Actually, there aren't many of those left. The current state of the country takes the humor out of even the funniest comments. Commenting on the recent reports that Israeli soldiers in the Gaza strip mark little X's on their assault rifle after a successful kill, publicist B. Michael suggested a new marking system, one which will more accurately reflect the value of each kill:
- X with a belt-bomb: a suicide bomber.
- X carrying an AK-47: an armed terrorist.
- Little X wearing short pants: a dead child.
- X carrying two bags: a woman returning home from the market.
- X with crutches: ending the misery of a disabled person.
- X with beard: An old, limping, poor Arab man.
- A large X surrounded by lots of little X's: a slightly too heavy bomb.
- Little X's with nothing in the center: A too heavy bomb on the wrong building.
- X with glasses: A doctor.
- A large X with glasses next to a little X with glasses: The doctor and his nerdy son.
- X with pacifier: A baby.
Which brings us to another funny Israeli saying, which was also a search phrase leading to this site: "IDF moral army".
Now, I realize this is not as funny as, say, a rubber chicken or words like "aardvark" and "badger", but that's all I got these days.
"Don Box cute"
What did it for you?

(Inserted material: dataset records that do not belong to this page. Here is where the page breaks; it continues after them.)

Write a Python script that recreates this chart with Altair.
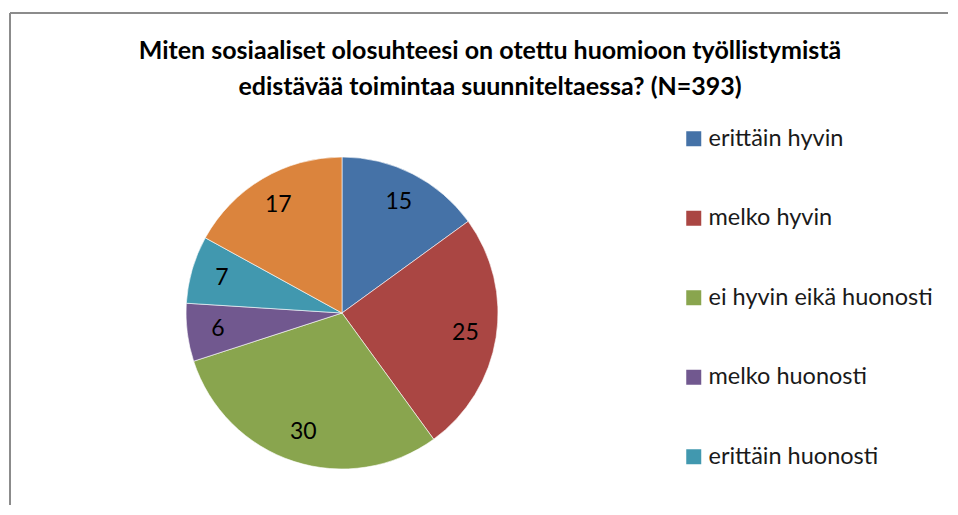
import altair as alt
import pandas as pd

categories = ["erittäin hyvin", "melko hyvin", "ei hyvin eikä huonosti",
              "melko huonosti", "erittäin huonosti", "en osaa sanoa"]
values = [15, 25, 30, 6, 7, 17]
colors = ["#4572A7", "#AA4643", "#89A54E", "#71588F", "#4198AF", "#DB843D"]
legend_items = categories[:5]
title_lines = ["Miten sosiaaliset olosuhteesi on otettu huomioon työllistymistä",
               "edistävää toimintaa suunniteltaessa? (N=393)"]

df = pd.DataFrame({"kategoria": categories, "arvo": values,
                   "jarjestys": list(range(len(categories)))})

FONT = "Lato"
W, H = 940, 497
CX, CY = 334, 305
R = 156

pie = alt.Chart(df).mark_arc(outerRadius=R, stroke="white", strokeWidth=0.6).encode(
    theta=alt.Theta("arvo:Q", stack=True),
    order=alt.Order("jarjestys:Q"),
    color=alt.Color(
        "kategoria:N",
        scale=alt.Scale(domain=categories, range=colors),
        sort=categories,
        legend=alt.Legend(
            values=legend_items, title=None, orient="none",
            legendX=674, legendY=119, symbolType="square", symbolSize=225,
            symbolStrokeWidth=0, labelFontSize=23.5, labelFont=FONT,
            labelColor="#1a1a1a", rowPadding=54.5, labelOffset=3,
            labelLimit=300,
        ),
    ),
    x=alt.value(CX), y=alt.value(CY),
)

labels = alt.Chart(df).mark_text(radius=125, fontSize=23, font=FONT, color="black").encode(
    theta=alt.Theta("arvo:Q", stack=True),
    order=alt.Order("jarjestys:Q"),
    text="arvo:Q",
    x=alt.value(CX), y=alt.value(CY),
)

frame_left = alt.Chart(df).mark_rule(color="#8c8c8c", strokeWidth=1.6).encode(
    x=alt.value(2), y=alt.value(5), y2=alt.value(H + 20))
frame_top = alt.Chart(df).mark_rule(color="#8c8c8c", strokeWidth=1.6).encode(
    x=alt.value(2), x2=alt.value(W + 20), y=alt.value(5))

chart = alt.layer(frame_left, frame_top, pie, labels).properties(
    width=W, height=H,
    autosize=alt.AutoSizeParams(type="none"),
    padding=0,
    title=alt.TitleParams(text=title_lines, font=FONT, fontSize=25, fontWeight="bold",
                          color="black", anchor="middle", dx=12, dy=96, lineHeight=36),
).configure_view(stroke=None)

chart.save("out.html", embed_options={"renderer": "svg", "actions": False})
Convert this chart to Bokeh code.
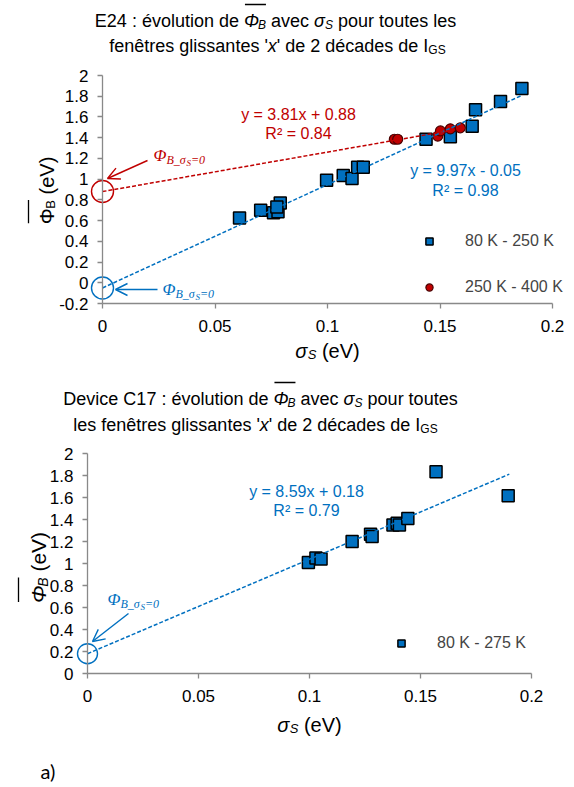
import math
from bokeh.plotting import figure
from bokeh.models import (Range1d, Label, Arrow, OpenHead, Legend, LegendItem,
                          FixedTicker, CustomJSTickFormatter)
from bokeh.layouts import column
from bokeh.embed import file_html
from bokeh.resources import INLINE

# ---------------- data ----------------
# E24, windows 80 K - 250 K
e24_low_sigma = [0.0609, 0.0703, 0.0760, 0.0780, 0.0790, 0.0775, 0.0996, 0.1070, 0.1109,
                 0.1134, 0.1159, 0.1438, 0.1546, 0.1643, 0.1658, 0.1769, 0.1864]
e24_low_phi = [0.625, 0.70, 0.675, 0.685, 0.77, 0.73, 0.99, 1.035, 1.005,
               1.115, 1.115, 1.385, 1.41, 1.51, 1.67, 1.75, 1.875]
# E24, windows 250 K - 400 K
e24_high_sigma = [0.1297, 0.1312, 0.1490, 0.1502, 0.1546, 0.1590]
e24_high_phi = [1.385, 1.385, 1.415, 1.465, 1.485, 1.495]
# Device C17, windows 80 K - 275 K
c17_sigma = [0.0995, 0.1029, 0.1052, 0.1192, 0.1275, 0.1282, 0.1376, 0.1395, 0.1405,
             0.1443, 0.1570, 0.1895]
c17_phi = [1.01, 1.05, 1.04, 1.20, 1.265, 1.245, 1.35, 1.365, 1.35,
           1.41, 1.835, 1.615]

# linear fits (as printed on the chart) and trendline extents
fit_low_slope, fit_low_icpt, fit_low_r2, fit_low_xmax = 9.97, -0.05, 0.98, 0.186
fit_high_slope, fit_high_icpt, fit_high_r2, fit_high_xmax = 3.81, 0.88, 0.84, 0.161
fit_c17_slope, fit_c17_icpt, fit_c17_r2, fit_c17_xmax = 8.59, 0.18, 0.79, 0.190

x_ticks = [0, 0.05, 0.1, 0.15, 0.2]
x_tick_labels = ["0", "0.05", "0.1", "0.15", "0.2"]
y1_ticks = [-0.2, 0, 0.2, 0.4, 0.6, 0.8, 1, 1.2, 1.4, 1.6, 1.8, 2]
y1_tick_labels = ["-0.2", "0", "0.2", "0.4", "0.6", "0.8", "1", "1.2", "1.4", "1.6", "1.8", "2"]
y2_ticks = [0, 0.2, 0.4, 0.6, 0.8, 1, 1.2, 1.4, 1.6, 1.8, 2]
y2_tick_labels = ["0", "0.2", "0.4", "0.6", "0.8", "1", "1.2", "1.4", "1.6", "1.8", "2"]

legend_low = "80 K - 250 K"
legend_high = "250 K - 400 K"
legend_c17 = "80 K - 275 K"

# ---------------- style / geometry ----------------
RED = "#C00000"
BLUE = "#0070C0"
AXIS = "#898989"
SANS = "Liberation Sans"
SERIF = "Liberation Serif"

W = 574
H1, H2 = 372, 415


class Geom:
    def __init__(self, left, right, top, bottom, yoff, H, xr, yr):
        self.left, self.right, self.top, self.bottom = left, right, top, bottom
        self.yoff, self.H, self.xr, self.yr = yoff, H, xr, yr
        self.kx = (right - left) / (xr[1] - xr[0])
        self.ky = (bottom - top) / (yr[1] - yr[0])
        self.x_range = (xr[0] - left / self.kx, xr[1] + (W - right) / self.kx)
        self.y_range = (yr[0] - (yoff + H - bottom) / self.ky, yr[1] + (top - yoff) / self.ky)

    def d(self, px, py):
        return (self.xr[0] + (px - self.left) / self.kx,
                self.yr[1] - (py - self.top) / self.ky)


G1 = Geom(102, 552, 75, 303, 0, H1, (0.0, 0.2), (-0.2, 2.0))
G2 = Geom(87, 531, 453, 673, H1, H2, (0.0, 0.2), (0.0, 2.0))

W_SANS = {' ': 278, '!': 278, "'": 191, '(': 333, ')': 333, '+': 584, '-': 333, '.': 278,
          ':': 278, '=': 584, '²': 333, 'Φ': 778, 'σ': 617,
          'A': 667, 'B': 667, 'C': 722, 'D': 722, 'E': 667, 'G': 778, 'I': 278, 'K': 667,
          'R': 722, 'S': 667, 'V': 667, 'a': 556, 'b': 556, 'c': 500, 'd': 556, 'e': 556,
          'f': 278, 'g': 556, 'h': 556, 'i': 222, 'j': 222, 'k': 500, 'l': 222, 'm': 833,
          'n': 556, 'o': 556, 'p': 556, 'q': 556, 'r': 333, 's': 500, 't': 278, 'u': 556,
          'v': 500, 'w': 722, 'x': 500, 'y': 500, 'z': 500, 'é': 556, 'ê': 556}
for _d in "0123456789":
    W_SANS[_d] = 556
W_SERIF_I = {'Φ': 763, 'B': 611, '_': 500, 'σ': 550, 'S': 500, '=': 675, '0': 500}

BASE_SHIFT = 4  # svg alphabetic baseline correction (px)


def tw(text, table, size):
    return sum(table.get(c, 556) for c in text) * size / 1000.0


def rich(p, G, segs, px, py, align="left", vertical=False, color="black", overlines=()):
    """segs: (text, table, font, size, style, dy); px,py = page position of baseline start"""
    tpx, tpy = (px - BASE_SHIFT, py) if vertical else (px, py - BASE_SHIFT)
    widths = [tw(s[0], s[1], s[3]) for s in segs]
    total = sum(widths)
    pos = {"left": 0.0, "center": -total / 2.0, "right": -total}[align]
    starts = []
    for (text, table, font, size, style, dy), w in zip(segs, widths):
        lead = len(text) - len(text.lstrip(" "))
        lead_w = tw(" " * lead, table, size)
        starts.append(pos + lead_w)
        if vertical:
            spx, spy = tpx + dy, tpy - (pos + lead_w)
        else:
            spx, spy = tpx + pos + lead_w, tpy + dy
        x, y = G.d(spx, spy)
        p.add_layout(Label(x=x, y=y, text=text.strip(" "), text_font=font,
                           text_font_size=f"{size}px", text_font_style=style,
                           text_color=color, text_align="left", text_baseline="alphabetic",
                           angle=(math.pi / 2 if vertical else 0.0)))
        pos += w
    for (i0, i1, rise) in overlines:
        a = starts[i0] + 1
        b = starts[i1] + tw(segs[i1][0].strip(), segs[i1][1], segs[i1][3])
        if vertical:
            x0, y0 = G.d(px - rise, py - a)
            x1, y1 = G.d(px - rise, py - b)
        else:
            x0, y0 = G.d(px + a, py - rise)
            x1, y1 = G.d(px + b, py - rise)
        p.add_layout(Arrow(start=None, end=None, x_start=x0, y_start=y0, x_end=x1, y_end=y1,
                           line_color=color, line_width=1.3))


def tick_formatter(vals, labs):
    return CustomJSTickFormatter(args=dict(vals=vals, labs=labs), code="""
        let best = 0, bd = 1e9;
        for (let i = 0; i < vals.length; i++) {
            const d = Math.abs(vals[i] - tick);
            if (d < bd) { bd = d; best = i; }
        }
        return labs[best];
    """)


def make_fig(G, yticks, ylabels):
    p = figure(width=W, height=G.H, x_range=Range1d(*G.x_range), y_range=Range1d(*G.y_range),
               output_backend="svg", toolbar_location=None, min_border=0,
               min_border_left=0, min_border_right=0, min_border_top=0, min_border_bottom=0)
    p.xgrid.visible = False
    p.ygrid.visible = False
    p.outline_line_color = None
    p.background_fill_color = "white"
    p.border_fill_color = "white"
    p.xaxis.ticker = FixedTicker(ticks=x_ticks)
    p.xaxis.formatter = tick_formatter(x_ticks, x_tick_labels)
    p.xaxis.fixed_location = G.yr[0]
    p.xaxis.bounds = G.xr
    p.yaxis.ticker = FixedTicker(ticks=yticks)
    p.yaxis.formatter = tick_formatter(yticks, ylabels)
    p.yaxis.fixed_location = G.xr[0]
    p.yaxis.bounds = G.yr
    for ax in (p.xaxis[0], p.yaxis[0]):
        ax.axis_line_color = AXIS
        ax.axis_line_width = 1.3
        ax.major_tick_line_color = AXIS
        ax.major_tick_line_width = 1.3
        ax.major_tick_out = 5
        ax.major_tick_in = 0
        ax.minor_tick_line_color = None
        ax.major_label_text_font = SANS
        ax.major_label_text_font_size = "17px"
        ax.major_label_text_color = "black"
    p.xaxis.major_label_standoff = 11
    p.yaxis.major_label_standoff = 9
    return p


def phi0_label(p, G, px, py, color):
    segs = [("Φ", W_SERIF_I, SERIF, 17, "italic", 0),
            ("B_σ", W_SERIF_I, SERIF, 12, "italic", 4),
            ("S", W_SERIF_I, SERIF, 9, "italic", 7),
            ("=0", W_SERIF_I, SERIF, 12, "italic", 4)]
    rich(p, G, segs, px, py, color=color)


def arrow_px(p, G, a, b, color):
    x0, y0 = G.d(*a)
    x1, y1 = G.d(*b)
    p.add_layout(Arrow(end=OpenHead(size=12, line_color=color, line_width=1.4),
                       x_start=x0, y_start=y0, x_end=x1, y_end=y1,
                       line_color=color, line_width=1.4))


def legend(items, G, glyph_cx, bottom_item_cy, spacing):
    return Legend(items=items, location=(glyph_cx - 9, (G.yoff + G.H) - (bottom_item_cy + 9)),
                  glyph_width=18, glyph_height=18, label_height=18,
                  spacing=spacing, label_standoff=27, padding=0, margin=0,
                  border_line_color=None, background_fill_alpha=0,
                  label_text_font=SANS, label_text_font_size="16px")


def sans(text, size=18, style="normal", dy=0):
    return (text, W_SANS, SANS, size, style, dy)


# ================= figure 1 : E24 =================
p1 = make_fig(G1, y1_ticks, y1_tick_labels)
r_low = p1.scatter(e24_low_sigma, e24_low_phi, marker="square", size=12,
                   fill_color=BLUE, line_color="black", line_width=1.5)
r_high = p1.scatter(e24_high_sigma, e24_high_phi, marker="circle", size=10,
                    fill_color=RED, line_color="#4a0000", line_width=1.2)
xl = [0.0, fit_low_xmax]
p1.line(xl, [fit_low_slope * v + fit_low_icpt for v in xl], line_color=BLUE,
        line_width=1.5, line_dash="4 2")
xh = [0.0, fit_high_xmax]
p1.line(xh, [fit_high_slope * v + fit_high_icpt for v in xh], line_color=RED,
        line_width=1.5, line_dash="4 2")
# circles around the extrapolated value at sigma_S = 0
p1.scatter([0.0], [fit_high_icpt], marker="circle", size=22, fill_alpha=0,
           line_color=RED, line_width=1.4)
p1.scatter([0.0], [fit_low_icpt], marker="circle", size=22, fill_alpha=0,
           line_color=BLUE, line_width=1.4)

p1.add_layout(legend([LegendItem(label=legend_low, renderers=[r_low]),
                      LegendItem(label=legend_high, renderers=[r_high])],
                     G1, 429, 287, 28))

for (txt, px, py, col) in [
        (f"y = {fit_high_slope:.2f}x + {fit_high_icpt:.2f}", 298, 114, RED),
        (f"R² = {fit_high_r2:.2f}", 298, 133, RED),
        (f"y = {fit_low_slope:.2f}x - {abs(fit_low_icpt):.2f}", 465, 170, BLUE),
        (f"R² = {fit_low_r2:.2f}", 465, 190, BLUE)]:
    x, y = G1.d(px, py)
    p1.add_layout(Label(x=x, y=y, text=txt, text_font=SANS, text_font_size="16px",
                        text_color=col, text_align="center", text_baseline="middle"))

arrow_px(p1, G1, (147, 160), (107, 178), RED)
arrow_px(p1, G1, (157, 289), (115, 289), BLUE)
phi0_label(p1, G1, 153, 159, RED)
phi0_label(p1, G1, 162, 293, BLUE)

t1 = [sans("E24 : évolution de "), sans("Φ", style="italic"), sans("B", 12, "italic", 4),
      sans(" avec "), sans("σ", style="italic"), sans("S", 12, "italic", 4),
      sans(" pour toutes les")]
rich(p1, G1, t1, 275, 24, align="center", overlines=[(1, 2, 20)])
t2 = [sans("fenêtres glissantes '"), sans("x", style="italic"),
      sans("' de 2 décades de I"), sans("GS", 12, "normal", 4)]
rich(p1, G1, t2, 277, 49, align="center")

ty1 = [sans("Φ", 20), sans("B", 13, "normal", 4), sans(" (eV)", 20)]
rich(p1, G1, ty1, 50, 190, align="center", vertical=True, overlines=[(0, 1, 22)])
tx1 = [sans("σ", 20, "italic"), sans("S", 13, "italic", 4), sans(" (eV)", 20)]
rich(p1, G1, tx1, 327, 354, align="center")

# ================= figure 2 : C17 =================
p2 = make_fig(G2, y2_ticks, y2_tick_labels)
r_c17 = p2.scatter(c17_sigma, c17_phi, marker="square", size=12,
                   fill_color=BLUE, line_color="black", line_width=1.5)
xc = [0.0, fit_c17_xmax]
p2.line(xc, [fit_c17_slope * v + fit_c17_icpt for v in xc], line_color=BLUE,
        line_width=1.5, line_dash="4 2")
p2.scatter([0.0], [fit_c17_icpt], marker="circle", size=20, fill_alpha=0,
           line_color=BLUE, line_width=1.4)

p2.add_layout(legend([LegendItem(label=legend_c17, renderers=[r_c17])], G2, 401, 643, 0))

for (txt, px, py) in [(f"y = {fit_c17_slope:.2f}x + {fit_c17_icpt:.2f}", 306, 491),
                      (f"R² = {fit_c17_r2:.2f}", 306, 510)]:
    x, y = G2.d(px, py)
    p2.add_layout(Label(x=x, y=y, text=txt, text_font=SANS, text_font_size="16px",
                        text_color=BLUE, text_align="center", text_baseline="middle"))

arrow_px(p2, G2, (128, 613), (92, 641), BLUE)
phi0_label(p2, G2, 107, 603, BLUE)

t3 = [sans("Device C17 : évolution de "), sans("Φ", style="italic"),
      sans("B", 12, "italic", 4), sans(" avec "), sans("σ", style="italic"),
      sans("S", 12, "italic", 4), sans(" pour toutes")]
rich(p2, G2, t3, 260, 402, align="center", overlines=[(1, 2, 20)])
t4 = [sans("les fenêtres glissantes '"), sans("x", style="italic"),
      sans("' de 2 décades de I"), sans("GS", 12, "normal", 4)]
rich(p2, G2, t4, 255, 428, align="center")

ty2 = [sans("Φ", 21, "italic"), sans("B", 14, "italic", 4), sans(" (eV)", 21)]
rich(p2, G2, ty2, 42, 567, align="center", vertical=True, overlines=[(0, 1, 24)])
tx2 = [sans("σ", 20, "italic"), sans("S", 13, "italic", 4), sans(" (eV)", 20)]
rich(p2, G2, tx2, 309, 728, align="center")

xa, ya = G2.d(40, 770)
p2.add_layout(Label(x=xa, y=ya, text="a)", text_font="Lato", text_font_size="20px",
                    text_color="black", text_align="left", text_baseline="alphabetic"))

layout = column(p1, p2, spacing=0)
open("out.html", "w").write(file_html(layout, INLINE))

Was it the beard? Or were you just turned on by the COM stuff?
Or perhaps you were just trying to help me with my quest to provide cute names. If that's the case, your contribution has not gone unnoticed.
"Allen Bauer Hejlsberg"
While we're on the topic of celebrities, I think the time has come to relay the tragic, yet surprisingly boring, story of legendary superstar programmer, Allen Bauer Hejlsberg.
Born in 1964, young Allen - the son of a tree psychologist and an interior urn designer - was almost immediately recognized as a genius, when he learned to write at the age of 2. Unfortunately, he only learned the alphabet at the age of 14, and began to read shortly afterward. His earlier writings are still the issue of a heated, but not very interesting debate between scholars and their pets.
Having spent most of his school years humiliated by his schoolmates for his inability to pronounce the word Yggdrasil, young Allen found comfort in the world of computers, who did not judge him, and in blowing things up, which scared the hell out of the neighbors. It was during that time he wrote his revolutionary article, "semicolons considered harmful." Like most revolutionary work, this too was scoffed at by the experts at the time.
Undeterred by the public reaction to his unorthodox opinions, Allen went on to produce an impressive body of work, the highlight of which was his article "Oh, Yeah?", which includes a stunningly beautiful yet utterly ridiculous mathematical proof of the existence of the Bit Bucket.
Tragically, Allen's bright star did not shine for long. He died in 1998, having reached the age of 37, twice, due to some bizarre experiments he was never willing to discuss, even when offered free drinks. His death, which remains a mystery to this day, was the result of a freak accident, involving a rubber band, some gummy bears, and the third volume of the Encyclopedia Britannica.
Many scholars agree (although only under the influence of illegal narcotics) that Allen Hejlsberg's work will one day receive the credit it deserves, the story of Hejlsberg's life has since faded into legend, then myth, then the stuff you put on turkeys. Today, the story of Allen Bauer Hejlsberg is a bed-time story, told by programmers to their children to teach them the value of proper source control.